Now he presents immediately the greatness. That’s our smallness. But now he presents the greatness. And I want you to know this greatness is talked about, this thing here, when he talks about the Son of Man. The greatness, that is all talked about in the New Testament, relative to Jesus. I want you to see this. Turn with me in your Bible to the book of Hebrews. You can keep your finger here in Psalm 8 because we’re going to come back here shortly. But I want you to see this, the book of Hebrews chapter two, verses five thru nine. This author of Hebrews applies this to an astonishing thing, that this is all realized for us in Jesus. Notice what he says verse five, “For it was not to angels that God subjected the world to come.” There’s the world that’s coming, it’s going to be a different world. It’s not a messed up world. It was not the angels that God subjected the world to come, “of which we are speaking. It has been testified to somewhere, (Psalm 8, beginning of verse four) ‘What is man, that you are mindful of him or the son of man, that you care for him?” (Psalm 8, verse four, then verse five) “You made him for a little while lower than the angels. You have crowned him with glory and honor, putting everything in subjection under his feet.” (Psalm 8, verse six) “Now in putting everything in subjection to him, he left nothing outside of his control,” nothing that isn’t put under Christ’s control, not the messed up world, he didn’t leave that out, not the political arrangement, he didn’t leave that out, not the racial tension, he didn’t leave that out, not the gender dispute, he didn’t leave that out. It’s all subject to his control, all of it. “He left nothing outside his control. At present, we do not see everything in subjection to him.” Would you agree with that? Would you agree with not everything is right at this time, now, the way the Lord has a mind for it to be? Would you agree with that? I would agree with that. There’s a whole lot of dissension, contention, strife, hatred, murder, theft, adultery, not everything is under control yet as he wants it to be. “But we see him who was for a little while made lower than the angels, namely Jesus, crowned with glory and honor because of the suffering of death, so that by the grace of God, he might taste death for every man.” And he goes on, and he says, Satan was defeated in this. Our greatness is presented in connection with Jesus.

That is how God has put everything under dominion to us.
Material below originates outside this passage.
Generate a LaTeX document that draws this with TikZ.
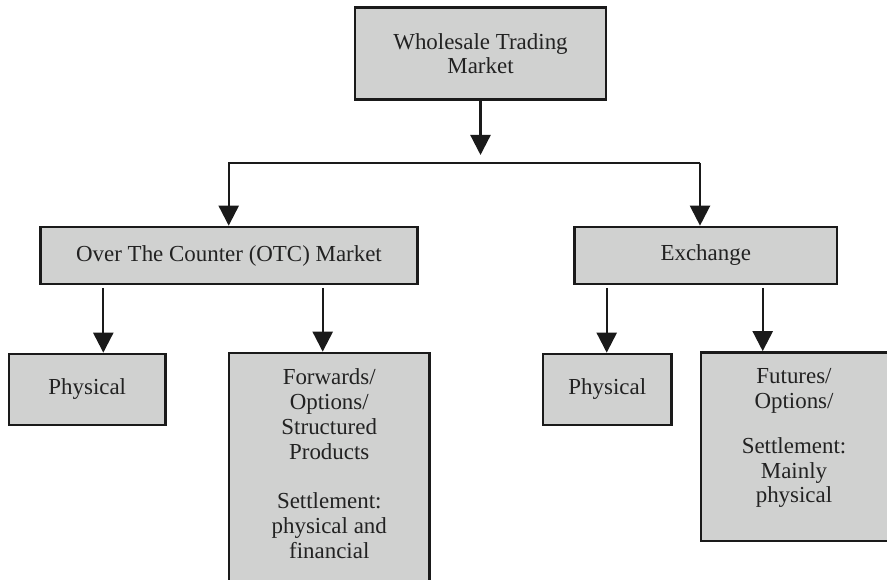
\documentclass[tikz,border=0pt]{standalone}
\usepackage{fontspec}
\setmainfont{Liberation Serif}
\usetikzlibrary{arrows.meta}
\definecolor{boxfill}{RGB}{208,209,208}
\definecolor{ink}{RGB}{26,26,26}
\definecolor{txt}{RGB}{34,34,34}
\begin{document}
\begin{tikzpicture}[x=0.75pt,y=-0.75pt,
  box/.style={draw=ink, fill=boxfill, line width=2pt, rectangle, inner sep=0pt,
    align=center, text=txt, font=\fontsize{17.2}{18.4}\selectfont},
  boxtext/.style={inner sep=0pt, align=center, text=txt,
    font=\fontsize{17.2}{18.7}\selectfont},
  conn/.style={draw=ink, line width=1.7pt},
  arr/.style={conn, -{Triangle[length=15pt,width=15pt]}}
]
\clip (0,0) rectangle (887,580);
\fill[white] (0,0) rectangle (887,580);

% boxes
\node[box, minimum width=188.25pt, minimum height=69pt] (top) at (480.5,53.5)
  {Wholesale Trading\\Market};
\node[box, minimum width=282.75pt, minimum height=42.75pt] (otc) at (229,255.5)
  {Over The Counter (OTC) Market};
\node[box, minimum width=196.9pt, minimum height=42.75pt] (exch) at (705.75,255.5)
  {Exchange};
\node[box, minimum width=117.4pt, minimum height=53.25pt] (phys1) at (87.25,389.5)
  {Physical};
\node[box, minimum width=150.4pt, minimum height=200.25pt] (fwd) at (329.25,486.5) {};
\node[boxtext, anchor=north] (fwdtext) at (329.25,368.5)
  {Forwards/\\Options/\\Structured\\Products\\[18pt]Settlement:\\physical and\\financial};
\node[box, minimum width=96.4pt, minimum height=53.25pt] (phys2) at (607.25,389.5)
  {Physical};
\node[box, minimum width=149.25pt, minimum height=141.4pt] (fut) at (800.5,446.75) {};
\node[boxtext, anchor=north, font=\fontsize{17.2}{18.2pt}\selectfont] (futtext) at (794,368.5)
  {Futures/\\Options/\\[16pt]Settlement:\\Mainly\\physical};

% connectors
\coordinate (hub) at (480.5,155);
\coordinate (busL) at (228.7,163);
\coordinate (busR) at (700,163);
\draw[arr] (top.south) -- (hub);
\draw[arr, line join=miter] (busR) -- (busL) -- (busL |- otc.north);
\draw[arr] (busR) -- (busR |- exch.north);

\coordinate (o1) at (103.3,288);
\coordinate (o2) at (322.7,288);
\coordinate (e1) at (606.7,288);
\coordinate (e2) at (762.7,288);
\draw[arr] (o1) -- (o1 |- phys1.north);
\draw[arr] (o2) -- (o2 |- fwd.north);
\draw[arr] (e1) -- (e1 |- phys2.north);
\draw[arr] (e2) -- (e2 |- fut.north);
\end{tikzpicture}
\end{document}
You have, Psalm 8:6, 7, 8, “put everything under his feet”. You have done that with “all the sheep and oxen, and also the beasts of the field, the birds of the heavens, and the fish of the sea”, everything. And that explains the Lord strategy here on Earth. It’s in Christ, that this is all going to be brought under his control. We don’t see it yet, but it will be. And therein lies our hope.

“O LORD, our Lord, how majestic is your name in all the earth”, verse 9. Yahweh, Adonai, how majestic, how big, expansive, all inclusive, magnificent is your name and what you stand for and who you are in all of the earth, all of the earth. Now it’s coming. Not yet full. But it’s here, not yet completed. And brothers and sisters you and I can resound, we can sing this same poetic song. When you and I carry this God given identity and place, you are more than conquerors. As a mom, as a dad, as an employee, in the present distress, you are more than conquerors through him who loved us. For I’m persuaded that neither life nor death nor principalities, nor powers, nor things present, nor things to come, nor any other created thing can separate us from this love of God that is in Christ Jesus. You can sing this. You can sing this. It can be the melody of your heart, rather than what does your heart no good murmuring and complaining and wrath and anger and clamor. You can sing this. And this grace strengthens the heart. It does the heart good. We can sing this. Will you? Will you sing this? Stand with me. How majestic is your name Lord.